Wolf Road, the first grade-separated station east of the Garfield Park "L", as seen looking east from the eastbound platform in the mid 1950s. The station's two platforms are on the west side of Wolf Road. Each has a wooden windbreak and one of the CA&E’s ubiquitous flag stop semaphores.
Photo by Don Bruno
Wolf Road
Wolf Road near Electric Avenue, Village of Hillside
- Address: TBD
- Established: August 25, 1902
- Original Line: Aurora, Elgin & Chicago Ry
- Rebuilt: 1937
- Previous Names: N/A
- Flag stop
- (View location)
History:
Wolf Road was a local station on the Chicago, Aurora & Elgin’s main line at the crossing of Wolf Road in Hillside. The station opened on August 25, 1902, as one of the initial fifteen stops on the Aurora, Elgin and Chicago Railway.1 Wolf Road was typical of rural stops on the early AE&C and consisted of a pair of wooden, low level platforms. A wooden board at the end of the platforms identified the stop.
Prior to the end of 1920, the wooden platforms at Wolf Road had been replaced by cinder platforms approximately 60ft long and the eastbound platform was fitted with a flat roofed wooden frame building.

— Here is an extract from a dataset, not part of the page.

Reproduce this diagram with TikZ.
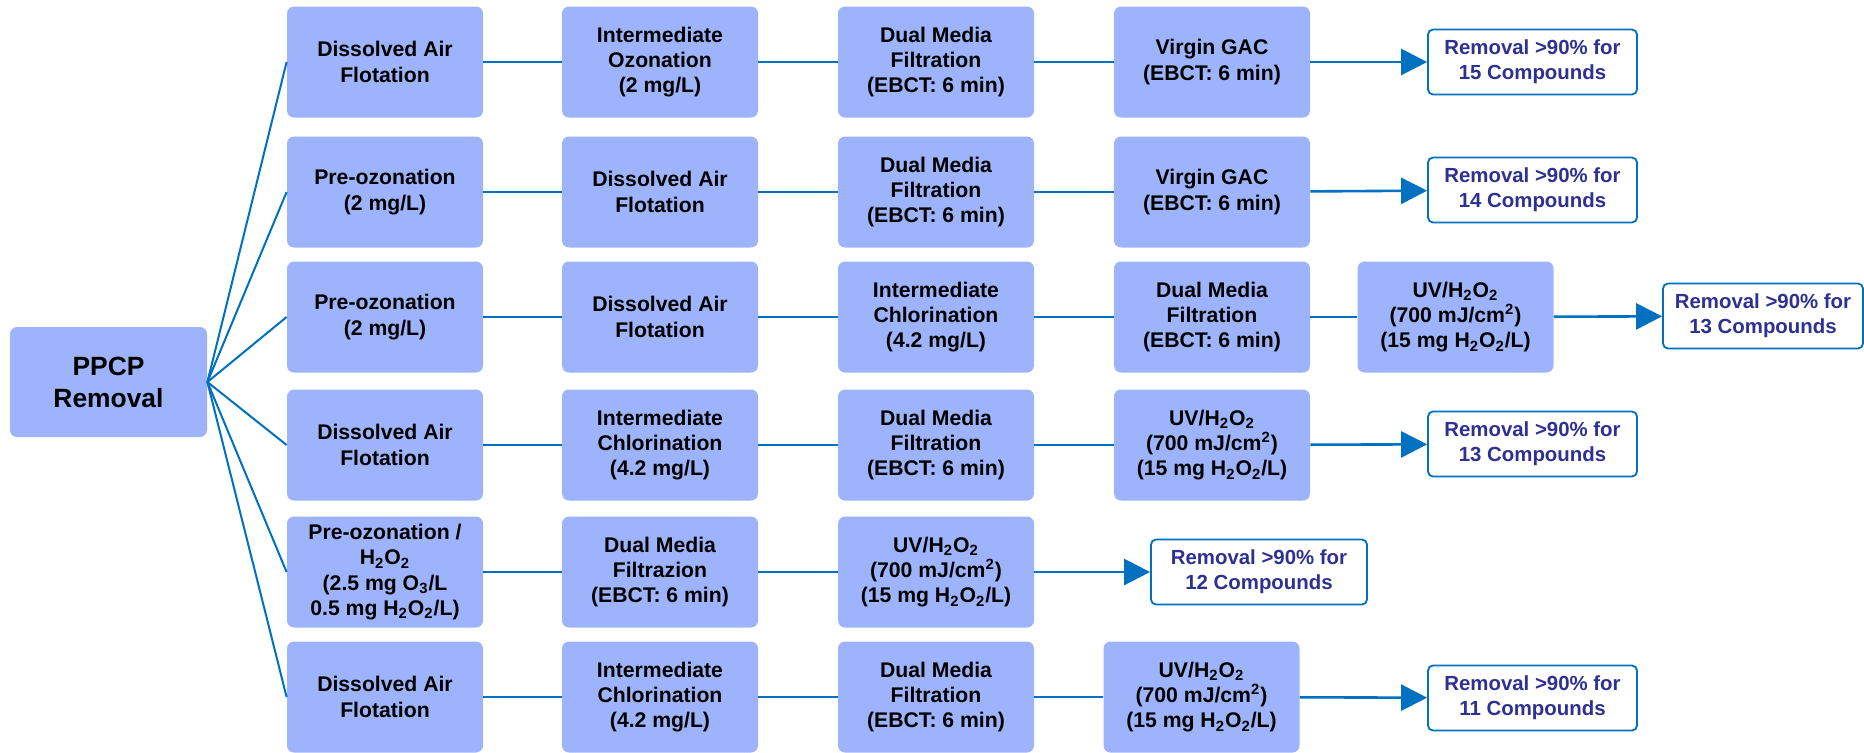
\documentclass[tikz,border=0pt]{standalone}
\usepackage{fontspec}
\setmainfont{Liberation Sans}
\usetikzlibrary{arrows.meta}

\definecolor{stagefill}{RGB}{157,180,252}
\definecolor{linkblue}{RGB}{0,112,192}
\definecolor{navytext}{RGB}{46,49,146}
\newcommand{\hto}{H\textsubscript{2}O\textsubscript{2}}

\begin{document}
\begin{tikzpicture}[x=0.5pt,y=-0.5pt,
    stage/.style={fill=stagefill, rounded corners=3.5pt, minimum width=98pt, minimum height=55.5pt,
        inner sep=0pt, align=center, font=\fontsize{10.6}{12.7}\selectfont\bfseries},
    result/.style={draw=linkblue, line width=0.9pt, fill=white, rounded corners=2.5pt,
        minimum width=104.5pt, minimum height=32.5pt, inner sep=0pt, align=center,
        text=navytext, font=\fontsize{10.2}{12.6}\selectfont\bfseries},
    link/.style={linkblue, line width=1pt},
    flow/.style={linkblue, line width=1.3pt, -{Triangle[length=13pt,width=13pt]}}]

    \useasboundingbox (0,0) rectangle (1864,752);

    \node[stage, minimum width=98.5pt, minimum height=55pt, font=\fontsize{13.2}{16}\selectfont\bfseries]
        (ppcp) at (108.5,382) {PPCP\\Removal};

    % row 1
    \node[stage] (r1a) at (385,62) {Dissolved Air\\Flotation};
    \node[stage] (r1b) at (660,62) {Intermediate\\Ozonation\\(2 mg/L)};
    \node[stage] (r1c) at (936,62) {Dual Media\\Filtration\\(EBCT: 6 min)};
    \node[stage] (r1d) at (1212,62) {Virgin GAC\\(EBCT: 6 min)};
    \node[result] (r1res) at (1532.5,62) {Removal >90\% for\\15 Compounds};

    % row 2
    \node[stage] (r2a) at (385,192) {Pre-ozonation\\(2 mg/L)};
    \node[stage] (r2b) at (660,192) {Dissolved Air\\Flotation};
    \node[stage] (r2c) at (936,192) {Dual Media\\Filtration\\(EBCT: 6 min)};
    \node[stage] (r2d) at (1212,192) {Virgin GAC\\(EBCT: 6 min)};
    \node[result] (r2res) at (1532.5,190) {Removal >90\% for\\14 Compounds};

    % row 3
    \node[stage] (r3a) at (385,317) {Pre-ozonation\\(2 mg/L)};
    \node[stage] (r3b) at (660,317) {Dissolved Air\\Flotation};
    \node[stage] (r3c) at (936,317) {Intermediate\\Chlorination\\(4.2 mg/L)};
    \node[stage] (r3d) at (1212,317) {Dual Media\\Filtration\\(EBCT: 6 min)};
    \node[stage] (r3e) at (1455.5,317) {UV/\hto\\(700 mJ/cm\textsuperscript{2})\\(15 mg \hto/L)};
    \node[result, minimum width=100pt] (r3res) at (1763,316) {Removal >90\% for\\13 Compounds};

    % row 4
    \node[stage] (r4a) at (385,445) {Dissolved Air\\Flotation};
    \node[stage] (r4b) at (660,445) {Intermediate\\Chlorination\\(4.2 mg/L)};
    \node[stage] (r4c) at (936,445) {Dual Media\\Filtration\\(EBCT: 6 min)};
    \node[stage] (r4d) at (1212,445) {UV/\hto\\(700 mJ/cm\textsuperscript{2})\\(15 mg \hto/L)};
    \node[result] (r4res) at (1532.5,444) {Removal >90\% for\\13 Compounds};

    % row 5
    \node[stage] (r5a) at (385,572) {Pre-ozonation /\\\hto\\(2.5 mg O\textsubscript{3}/L\\0.5 mg \hto/L)};
    \node[stage] (r5b) at (660,572) {Dual Media\\Filtrazion\\(EBCT: 6 min)};
    \node[stage] (r5c) at (936,572) {UV/\hto\\(700 mJ/cm\textsuperscript{2})\\(15 mg \hto/L)};
    \node[result, minimum width=108pt] (r5res) at (1259,572) {Removal >90\% for\\12 Compounds};

    % row 6
    \node[stage] (r6a) at (385,697) {Dissolved Air\\Flotation};
    \node[stage] (r6b) at (660,697) {Intermediate\\Chlorination\\(4.2 mg/L)};
    \node[stage] (r6c) at (936,697) {Dual Media\\Filtration\\(EBCT: 6 min)};
    \node[stage] (r6d) at (1201.5,697) {UV/\hto\\(700 mJ/cm\textsuperscript{2})\\(15 mg \hto/L)};
    \node[result] (r6res) at (1532.5,698) {Removal >90\% for\\11 Compounds};

    % fan out
    \draw[link] (ppcp.east) -- (r1a.west);
    \draw[link] (ppcp.east) -- (r2a.west);
    \draw[link] (ppcp.east) -- (r3a.west);
    \draw[link] (ppcp.east) -- (r4a.west);
    \draw[link] (ppcp.east) -- (r5a.west);
    \draw[link] (ppcp.east) -- (r6a.west);

    % chains
    \draw[link] (r1a) -- (r1b);
    \draw[link] (r1b) -- (r1c);
    \draw[link] (r1c) -- (r1d);
    \draw[flow] (r1d) -- (r1res);

    \draw[link] (r2a) -- (r2b);
    \draw[link] (r2b) -- (r2c);
    \draw[link] (r2c) -- (r2d);
    \draw[flow] (r2d) -- (r2res);

    \draw[link] (r3a) -- (r3b);
    \draw[link] (r3b) -- (r3c);
    \draw[link] (r3c) -- (r3d);
    \draw[link] (r3d) -- (r3e);
    \draw[flow] (r3e) -- (r3res);

    \draw[link] (r4a) -- (r4b);
    \draw[link] (r4b) -- (r4c);
    \draw[link] (r4c) -- (r4d);
    \draw[flow] (r4d) -- (r4res);

    \draw[link] (r5a) -- (r5b);
    \draw[link] (r5b) -- (r5c);
    \draw[flow] (r5c) -- (r5res);

    \draw[link] (r6a) -- (r6b);
    \draw[link] (r6b) -- (r6c);
    \draw[link] (r6c) -- (r6d);
    \draw[flow] (r6d) -- (r6res);
\end{tikzpicture}
\end{document}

In 1937, the dual grade crossing of Wolf Road by the Chicago, Aurora and Elgin and the parallel Chicago Great Western was grade separated by digging underneath the railroads and constructing a pair of viaducts to carry the trains overhead. The Wolf Road station was situated west of the cut with both platforms each receiving a stairway down to Wolf Rd. A picket fence was erected between the tracks to prevent passengers from crossing from platform to platform at track level. The east-and-westbound platforms were given “H” shaped wooden passenger shelters with flat roofs.
After the CA&E ended service on July 3, 1937, the platforms, shelters, and stairways down from track level were all removed, leaving little indication that a station was ever there. The CA&E viaduct constructed as part of the grade separation, however, still remains.